Print word for word the first line of the listing below and every line after it, through the line with "plt.rcParams['font.family'] = ['Lato', 'DejaVu". Leave out the pictures and the rest.
>>>
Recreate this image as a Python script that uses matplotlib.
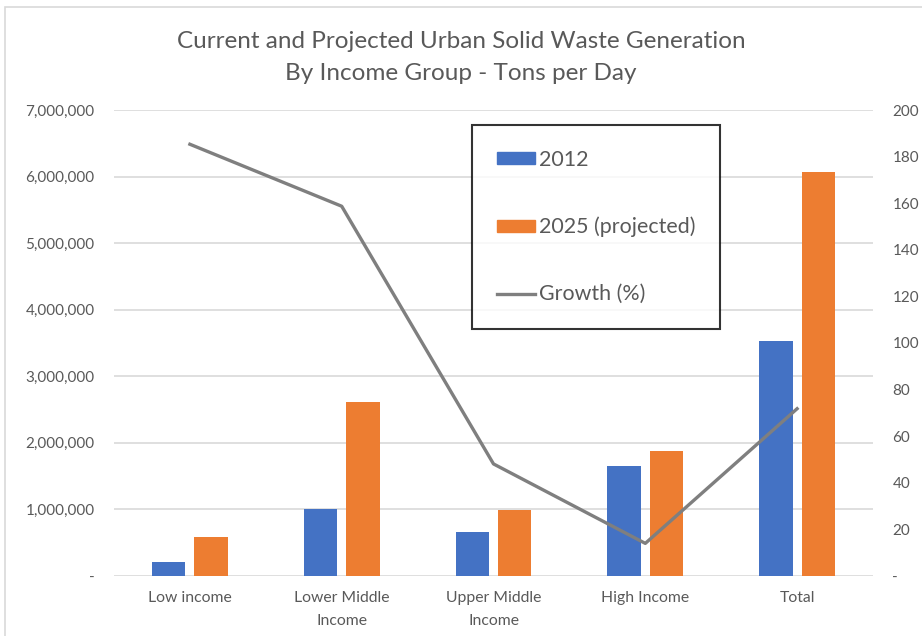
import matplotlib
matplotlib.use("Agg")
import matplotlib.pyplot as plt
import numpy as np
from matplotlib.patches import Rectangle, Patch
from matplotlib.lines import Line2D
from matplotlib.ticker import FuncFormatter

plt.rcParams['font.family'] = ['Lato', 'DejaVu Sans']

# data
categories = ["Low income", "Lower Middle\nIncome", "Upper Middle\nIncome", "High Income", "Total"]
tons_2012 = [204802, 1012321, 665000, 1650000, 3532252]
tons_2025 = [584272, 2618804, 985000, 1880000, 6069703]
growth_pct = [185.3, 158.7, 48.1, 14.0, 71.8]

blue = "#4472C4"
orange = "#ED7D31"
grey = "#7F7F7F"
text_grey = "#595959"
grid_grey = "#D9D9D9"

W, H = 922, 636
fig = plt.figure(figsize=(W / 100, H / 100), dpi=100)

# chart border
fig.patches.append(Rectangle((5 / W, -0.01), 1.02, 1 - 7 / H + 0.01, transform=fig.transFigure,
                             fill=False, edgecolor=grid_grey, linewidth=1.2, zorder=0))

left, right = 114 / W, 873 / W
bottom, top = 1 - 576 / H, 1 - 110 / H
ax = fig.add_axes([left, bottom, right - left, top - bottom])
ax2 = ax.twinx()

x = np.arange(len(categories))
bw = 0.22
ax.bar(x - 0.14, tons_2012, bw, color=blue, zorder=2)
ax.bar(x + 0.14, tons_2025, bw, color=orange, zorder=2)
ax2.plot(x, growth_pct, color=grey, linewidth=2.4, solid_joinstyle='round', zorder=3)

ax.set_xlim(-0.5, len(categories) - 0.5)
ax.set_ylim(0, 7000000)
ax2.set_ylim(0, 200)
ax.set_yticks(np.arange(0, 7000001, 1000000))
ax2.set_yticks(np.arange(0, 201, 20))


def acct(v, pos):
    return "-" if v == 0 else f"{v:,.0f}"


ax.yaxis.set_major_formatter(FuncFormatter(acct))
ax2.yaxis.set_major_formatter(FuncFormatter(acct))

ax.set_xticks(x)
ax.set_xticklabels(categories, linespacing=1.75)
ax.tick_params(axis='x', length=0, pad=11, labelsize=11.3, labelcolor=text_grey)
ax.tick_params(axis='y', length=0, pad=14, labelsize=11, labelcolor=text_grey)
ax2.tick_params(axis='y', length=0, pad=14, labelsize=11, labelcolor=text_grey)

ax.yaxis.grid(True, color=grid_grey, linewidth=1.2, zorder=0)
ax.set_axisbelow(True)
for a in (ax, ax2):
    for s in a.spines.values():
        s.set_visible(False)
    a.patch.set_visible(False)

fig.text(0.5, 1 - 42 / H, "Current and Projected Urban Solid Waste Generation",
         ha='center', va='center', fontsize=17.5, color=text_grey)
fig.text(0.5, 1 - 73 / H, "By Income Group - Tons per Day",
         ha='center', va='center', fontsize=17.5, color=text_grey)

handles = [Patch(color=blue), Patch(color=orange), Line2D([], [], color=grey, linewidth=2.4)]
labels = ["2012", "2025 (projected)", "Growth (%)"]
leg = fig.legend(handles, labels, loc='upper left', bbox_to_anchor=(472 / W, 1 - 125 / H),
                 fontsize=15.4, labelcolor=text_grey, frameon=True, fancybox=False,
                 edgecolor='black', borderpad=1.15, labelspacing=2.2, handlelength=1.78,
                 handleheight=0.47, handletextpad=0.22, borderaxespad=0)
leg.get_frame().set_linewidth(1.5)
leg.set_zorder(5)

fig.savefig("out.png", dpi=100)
<<<
▶ _Task response_
Recreate this image as a Python script that uses matplotlib.
import matplotlib
matplotlib.use("Agg")
import matplotlib.pyplot as plt
import numpy as np
from matplotlib.patches import Rectangle, Patch
from matplotlib.lines import Line2D
from matplotlib.ticker import FuncFormatter

plt.rcParams['font.family'] = ['Lato', 'DejaVu Sans']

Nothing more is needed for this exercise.